For NN, we have a clear target: for example, beat HMM on speech recognition. To achieve that, you write a tool on some standard test data sets. You don't need to interact with many parties. NN is only technically hard. For GA4GH, things are quite different. Technically, it is hard, but it is much simpler than NN in my view. What is hard is 1) we lack a target and 2) the communications between developers and users. People don't know what we need, don't know what is the right approach and don't know how to evaluate the success.
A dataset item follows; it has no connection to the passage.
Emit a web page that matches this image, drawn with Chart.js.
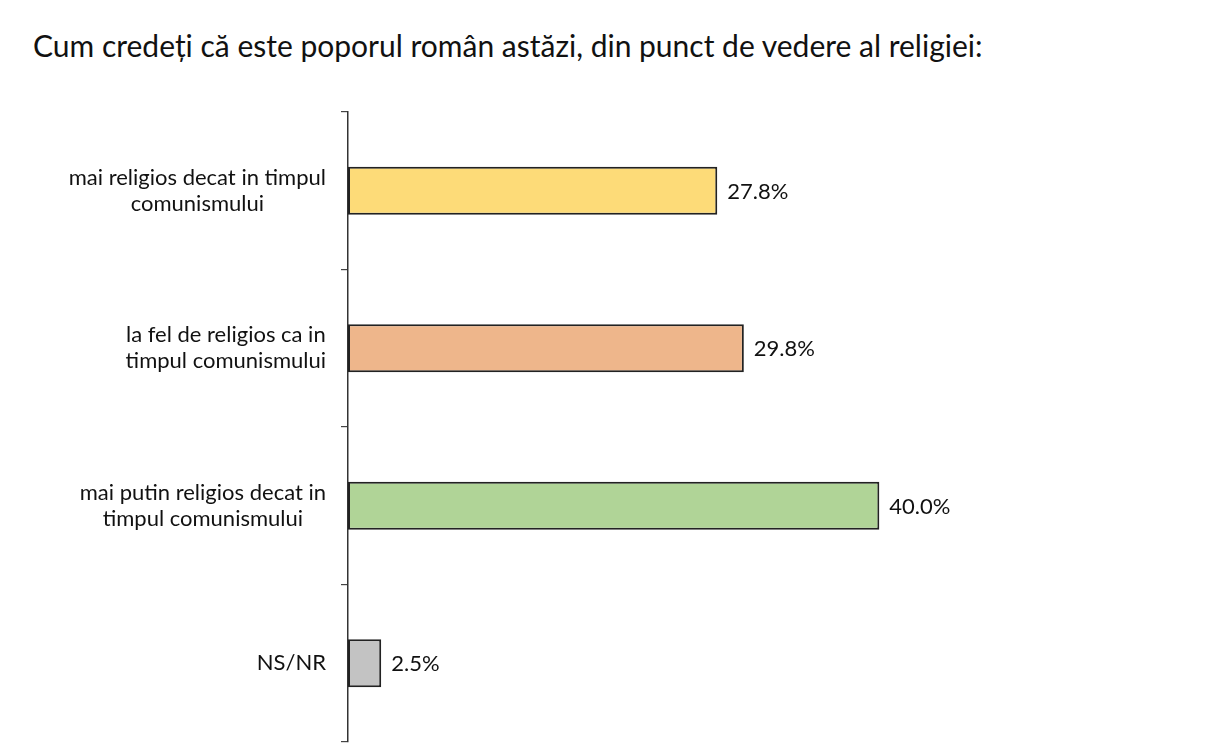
<!DOCTYPE html>
<html>
<head>
<meta charset="utf-8">
<script src="https://cdn.jsdelivr.net/npm/chart.js@4.4.1/dist/chart.umd.min.js"></script>
<style>
  html, body { margin: 0; padding: 0; background: #fff; }
  #wrap { position: relative; width: 1230px; height: 750px; }
  #title {
    position: absolute; left: 33px; top: 27px;
    font-family: Lato, "Open Sans", sans-serif; font-size: 30px; color: #111;
    white-space: nowrap;
  }
  canvas { position: absolute; left: 0; top: 0; }
</style>
</head>
<body>
<div id="wrap">
  <div id="title">Cum credeți că este poporul român astăzi, din punct de vedere al religiei:</div>
  <canvas id="chart" width="1230" height="750"></canvas>
</div>
<script>
// data
const categories = [
    ["mai religios decat in timpul", "comunismului"],
    ["la fel de religios ca in", "timpul comunismului"],
    ["mai putin religios decat in", "timpul comunismului"],
    ["NS/NR"]
];
const values = [27.8, 29.8, 40.0, 2.5];
const barColors = ["#FDDB78", "#EEB68B", "#B0D497", "#C3C3C3"];

const labelFont = "22px Lato, 'Open Sans', sans-serif";

// category labels: block right-aligned to the axis, lines centered inside the block
const categoryLabels = {
    id: "categoryLabels",
    afterDraw(chart) {
        const ctx = chart.ctx;
        const yScale = chart.scales.y;
        const rightEdge = yScale.right - 22;
        const lineHeight = 26;
        ctx.save();
        ctx.font = labelFont;
        ctx.fillStyle = "#111";
        ctx.textBaseline = "middle";
        ctx.textAlign = "center";
        categories.forEach((lines, i) => {
            const yc = yScale.getPixelForTick(i);
            const w = Math.max(...lines.map(l => ctx.measureText(l).width));
            const xc = rightEdge - w / 2;
            const top = yc - (lines.length - 1) * lineHeight / 2;
            lines.forEach((l, j) => ctx.fillText(l, xc, top + j * lineHeight));
        });
        ctx.restore();
    }
};

// value labels at the end of each bar
const valueLabels = {
    id: "valueLabels",
    afterDatasetsDraw(chart) {
        const ctx = chart.ctx;
        const meta = chart.getDatasetMeta(0);
        ctx.save();
        ctx.font = labelFont;
        ctx.fillStyle = "#111";
        ctx.textBaseline = "middle";
        ctx.textAlign = "left";
        meta.data.forEach((bar, i) => {
            ctx.fillText(values[i].toFixed(1) + "%", bar.x + 10, bar.y + 1);
        });
        ctx.restore();
    }
};

new Chart(document.getElementById("chart"), {
    type: "bar",
    data: {
        labels: categories,
        datasets: [{
            data: values,
            backgroundColor: barColors,
            borderColor: "#222",
            borderWidth: 2,
            borderSkipped: false,
            categoryPercentage: 1,
            barPercentage: 0.305
        }]
    },
    options: {
        indexAxis: "y",
        responsive: false,
        animation: false,
        layout: { padding: { top: 112, bottom: 8, left: 0, right: 85 } },
        scales: {
            x: { display: false, min: 0, max: 60 },
            y: {
                afterFit(scale) { scale.width = 348; },
                ticks: { display: false },
                grid: {
                    offset: true,
                    drawOnChartArea: false,
                    drawTicks: true,
                    tickLength: 7,
                    color: "#444",
                    lineWidth: 1.2
                },
                border: { display: true, color: "#333", width: 1.5 }
            }
        },
        plugins: {
            legend: { display: false },
            tooltip: { enabled: false }
        }
    },
    plugins: [categoryLabels, valueLabels]
});
</script>
</body>
</html>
They have changed course back and forth, and still have clashes between programmers and those with more biological background.

heuermh · on Dec 15, 2015

Curious of your affiliation, if you're willing to provide it. I recently joined the Big Data Genomics team at UC Berkeley AMPLab, a GA4GH contributor.

I was initially quite impressed with the GA4GH effort, because it was transparent and producing useful things, in terms of schema and code in github repositories. I am afraid now it has all gone working groups and private email threads and very little is happening in the open any more.

I wish I understood semantic web. I've built more than one system on it but have never found a use case that sells it for me.

nikolamilosevic · on Dec 18, 2015

Since this sparked quite an interest, I have created a mailing list and wiki. For more information about idea, you can read here http://inspiratron.org/blog/2015/12/18/starting-an-effort-to... where you can find the links to mailing list and wiki. I believe that would be the more appropriate place to collect all efforts that currently exist, index them and maybe try to integrate them and make them interoperable. Please join the mailing list.

eggie · on Dec 13, 2015

I'm curious if the author knows about DisGeNET: https://en.m.wikipedia.org/wiki/DisGeNET.

The whole idea of the semantic web is exactly what the author is getting at. I'm curious why this is rarely regarded as a serious basis for such an effort like that which the author is promoting.

IndianAstronaut · on Dec 13, 2015

Didn't Galaxy want to do this as well?

afandian · on Dec 13, 2015

ContentMine.org seems to have similar aims.